Morning Prayer for Tuesday Aug 11

Welcome to today’s brief (under 12 minutes) Morning Prayer. Rev. Amy and Rev. Joe lead and offer a conversational reflection on Matthew 18:1-5, where Jesus says, “Unless you change and become like children, you will never enter the kingdom of heaven”. Why? (Click on the underlined Morning Prayer above, and it should take you to the recording.)

    1. Thanks Pamela. Our quarantine ends Friday! We feel great and can’t wait to get out and about. We will try to keep up the MPs. Blessings, Joe


      1. I echo Pamela’s hope for the continuation of these MP podcasts. Chip and I began listening and worshiping together this week. What a joy! Your reflections and variety of scripture and prayers are a wonderful start to the day. Thank you, Joe and Amy! Wishing you joy and peace.

        Liked by 2 people

      2. Thank you so much, Gail! That is really nice to hear and, although it is not the same as being together in person and hearing your voices as well, it makes us feel a little more like we’re all in this body of Christ together, which, of course, we are. Blessings and joy to you and Chip too!


  1. i enjoyed joining you for Morning Pryaer today. I will join you occasionally as I also continue my own MP routines.

    I keep my own Calendar of Saints. Amy made it on July 29. Here’s the reflection:

    July 29 -Saints of Good Trouble, Necessary Trouble: The Philadelphia Eleven and The St. Andrew’s Thirteen

    “O God, you poured your Spirit from on high to bless and summon these women, who heard the strength of your call: Equip, guide, and inspire us with wisdom, boldness, and faith to trust you in all circumstances, hear you preach new life to your church, and stretch out our hands to serve you, as you created us and redeemed us in the name of Jesus Christ, who lives with you and the Holy Spirit, one God everlasting. Amen.”

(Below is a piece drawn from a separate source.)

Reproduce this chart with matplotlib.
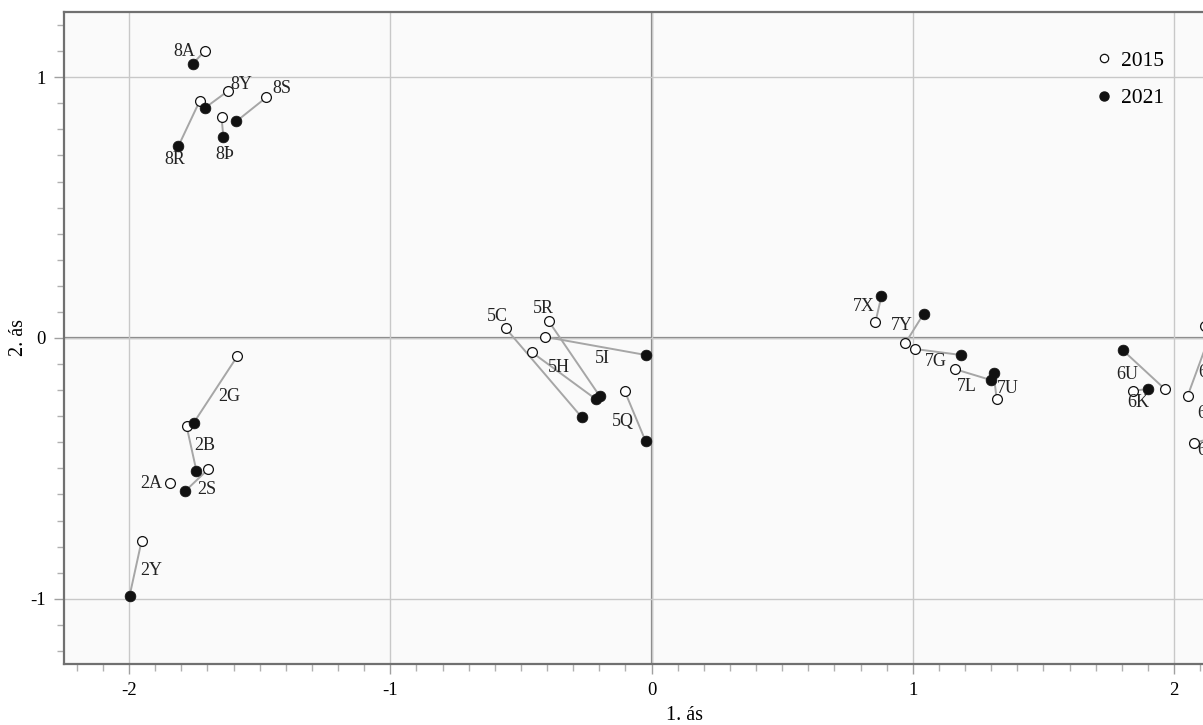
import numpy as np
import matplotlib
matplotlib.use("Agg")
import matplotlib.pyplot as plt
from matplotlib.lines import Line2D

plt.rcParams['font.family'] = ['Liberation Serif', 'DejaVu Serif']
plt.rcParams['axes.unicode_minus'] = False

# hópar og hnit (1. ás, 2. ás) árin 2015 og 2021
labels = ["8A", "8Y", "8R", "8S", "8Þ",
          "2G", "2B", "2S", "2A", "2Y",
          "5C", "5R", "5H", "5I", "5Q",
          "7X", "7Y", "7G", "7L", "7U",
          "6U", "6K", "6A", "6B", "6C"]
x2015 = [-1.711, -1.623, -1.730, -1.474, -1.646,
         -1.585, -1.780, -1.696, -1.843, -1.952,
         -0.559, -0.394, -0.459, -0.406, -0.103,
         0.857, 0.972, 1.007, 1.160, 1.321,
         1.964, 1.841, 2.052, 2.118, 2.075]
y2015 = [1.100, 0.946, 0.908, 0.923, 0.847,
         -0.069, -0.337, -0.502, -0.556, -0.778,
         0.038, 0.065, -0.054, 0.004, -0.203,
         0.061, -0.019, -0.042, -0.119, -0.234,
         -0.195, -0.203, -0.222, 0.046, -0.402]
x2021 = [-1.757, -1.711, -1.811, -1.589, -1.639,
         -1.753, -1.742, -1.784, np.nan, -1.998,
         -0.268, -0.199, -0.214, -0.023, -0.023,
         0.880, 1.041, 1.183, 1.298, 1.309,
         1.803, 1.902, 2.170, 2.300, 2.250]
y2021 = [1.050, 0.881, 0.736, 0.831, 0.770,
         -0.326, -0.510, -0.586, np.nan, -0.989,
         -0.303, -0.222, -0.234, -0.065, -0.395,
         0.161, 0.092, -0.065, -0.161, -0.134,
         -0.046, -0.195, 0.100, 0.020, -0.360]

# staðsetning merkja miðað við 2015 punktinn (pixlar)
label_offsets = {
    "8A": (-20, 0), "8Y": (14, 7), "8R": (-25, -58), "8S": (15, 9), "8Þ": (3, -37),
    "2G": (-8, -41), "2B": (18, -20), "2S": (-2, -21), "2A": (-19, 0), "2Y": (10, -30),
    "5C": (-8, 12), "5R": (-5, 13), "5H": (27, -15), "5I": (57, -22), "5Q": (-2, -31),
    "7X": (-12, 16), "7Y": (-4, 17), "7G": (21, -13), "7L": (12, -17), "7U": (11, 11),
    "6U": (-37, 14), "6K": (6, -12), "6A": (21, -18), "6B": (4, -46), "6C": (14, -8),
}

W, H = 1203, 725
fig = plt.figure(figsize=(W / 100, H / 100), dpi=100)
fig.patch.set_facecolor("white")
xlim = (-2.249, 2.5)
ylim = (-1.25, 1.25)
# ásinn nær út fyrir hægri brún myndarinnar eins og í fyrirmyndinni
ax = fig.add_axes([64 / W, 61 / H, (xlim[1] - xlim[0]) * 261.25 / W, 652 / H])
ax.set_facecolor("#fafafa")
ax.set_xlim(*xlim)
ax.set_ylim(*ylim)

ax.set_xticks([-2, -1, 0, 1, 2])
ax.set_yticks([-1, 0, 1])
ax.set_xticks(np.arange(-22, 25) / 10, minor=True)
ax.set_yticks(np.arange(-12, 13) / 10, minor=True)
ax.set_xticklabels(["-2", "-1", "0", "1", "2"])
ax.set_yticklabels(["-1", "0", "1"])
ax.grid(True, which="major", color="#c8c8c8", linewidth=1.0, zorder=0)
ax.axhline(0, color="#808080", linewidth=1.6, zorder=1)
ax.axvline(0, color="#808080", linewidth=1.6, zorder=1)
ax.tick_params(which="major", length=7, width=1, color="#a0a0a0", labelsize=13.5, pad=6)
ax.tick_params(which="minor", length=5, width=1, color="#b0b0b0")
for s in ax.spines.values():
    s.set_color("#707070")
    s.set_linewidth(1.6)

ax.set_xlabel("1. ás", fontsize=14.5, labelpad=5)
ax.set_ylabel("2. ás", fontsize=14.5, labelpad=2)

for i in range(len(labels)):
    ax.plot([x2015[i], x2021[i]], [y2015[i], y2021[i]], color="#a6a6a6",
            linewidth=1.4, zorder=2)
ax.scatter(x2015, y2015, s=50, facecolor="white", edgecolor="#111111",
           linewidth=0.9, zorder=3)
ax.scatter(x2021, y2021, s=60, facecolor="#111111", edgecolor="#111111",
           linewidth=0.5, zorder=4)

for i, lab in enumerate(labels):
    dx, dy = label_offsets[lab]
    ax.annotate(lab, (x2015[i], y2015[i]), xytext=(dx, dy),
                textcoords="offset pixels", ha="center", va="center",
                fontsize=13, color="#222222", zorder=5)

handles = [Line2D([], [], linestyle="none", marker="o", markersize=6,
                  markerfacecolor="white", markeredgecolor="#111111",
                  markeredgewidth=0.9, label="2015"),
           Line2D([], [], linestyle="none", marker="o", markersize=6.5,
                  markerfacecolor="#111111", markeredgecolor="#111111",
                  label="2021")]
ax.legend(handles=handles, loc="upper left", frameon=False, fontsize=15.5,
          bbox_to_anchor=(1080 / W, 1 - 40 / H), bbox_transform=fig.transFigure,
          handletextpad=0.2, labelspacing=0.8, handlelength=1.2, borderpad=0)

fig.savefig("out.png", dpi=100)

    Every July 29, the Episcopal Church commemorates the Philadelphia Eleven: the first female Episcopal priests ordained on that date in 1974. The blessed eleven are: Merrill Bittner, Alla Bozarth-Campbell, Alison Cheek, Emily Hewitt, Carter Heyward, Suzanne Hiatt, Marie Moorefield, Jeannette Piccard, Betty Schiess, Katrina Swanson, and Nancy Wittig. The prefatory Collect sings their praises. So do I.

    As of 1974, the General Convention of the Episcopal Church had not approved the ordination of female priests. As a result, the House of Bishops deemed the ordinations “irregular” and banned the new priests from exercising priestly functions. Yet they persisted.
    On September 7, 1974, four more female priests were ordained in Washington D.C. Finally, in 1976, the General Convention approved the ordination of females and made the irregular ordinations regular. Thanks be to Mother God!

    It is astonishing that the Episcopal Church took almost 2000 years to catch up to Jesus and his circle of Good Trouble, Necessary Trouble females. His mother was the first person to receive the annunciation of the good news; she responded with a revolutionary Magnificat worthy of Martin Luther King, Jr. and John Lewis. The Syrophoenician woman was the first person to tell Jesus that his mission was to extend to Gentiles. The woman at the well was the first person to go and tell the Gentiles about the Messiah she had come to know. Mary, sister of Martha, was in effect blessed as a priest because she chose the better part of worshipping with Jesus. Joanna, wife of the chief steward of Herod Antipas (!), financed and accompanied Jesus. Mary Magdalene was the first person to see the risen Christ and to proclaim his resurrection to the male apostles hiding back at home.

    In perhaps the first recorded statement of Christian faith, Paul wrote in Galatians 3:26-28:

    “there is no Jew or Greek;
    there is no slave or free,
    there is no male and female;
    for all of you are one in Christ Jesus.”

    See The Forgotten Creed: Christianity’s Original Struggle against Bigotry, Slavery, and Sexism By Stephen Patterson for more about this revolutionary creed creating Good Trouble, Necessary Trouble.

    Right from the beginning, then, females and males were equals in the eyes of Jesus, Paul, and the emerging Christian faith. It took a century or two for the patriarchs to assert gender control. And then it took until 1974 for the Philadelphia Eleven to undo that control and reassert the equality of the gospel.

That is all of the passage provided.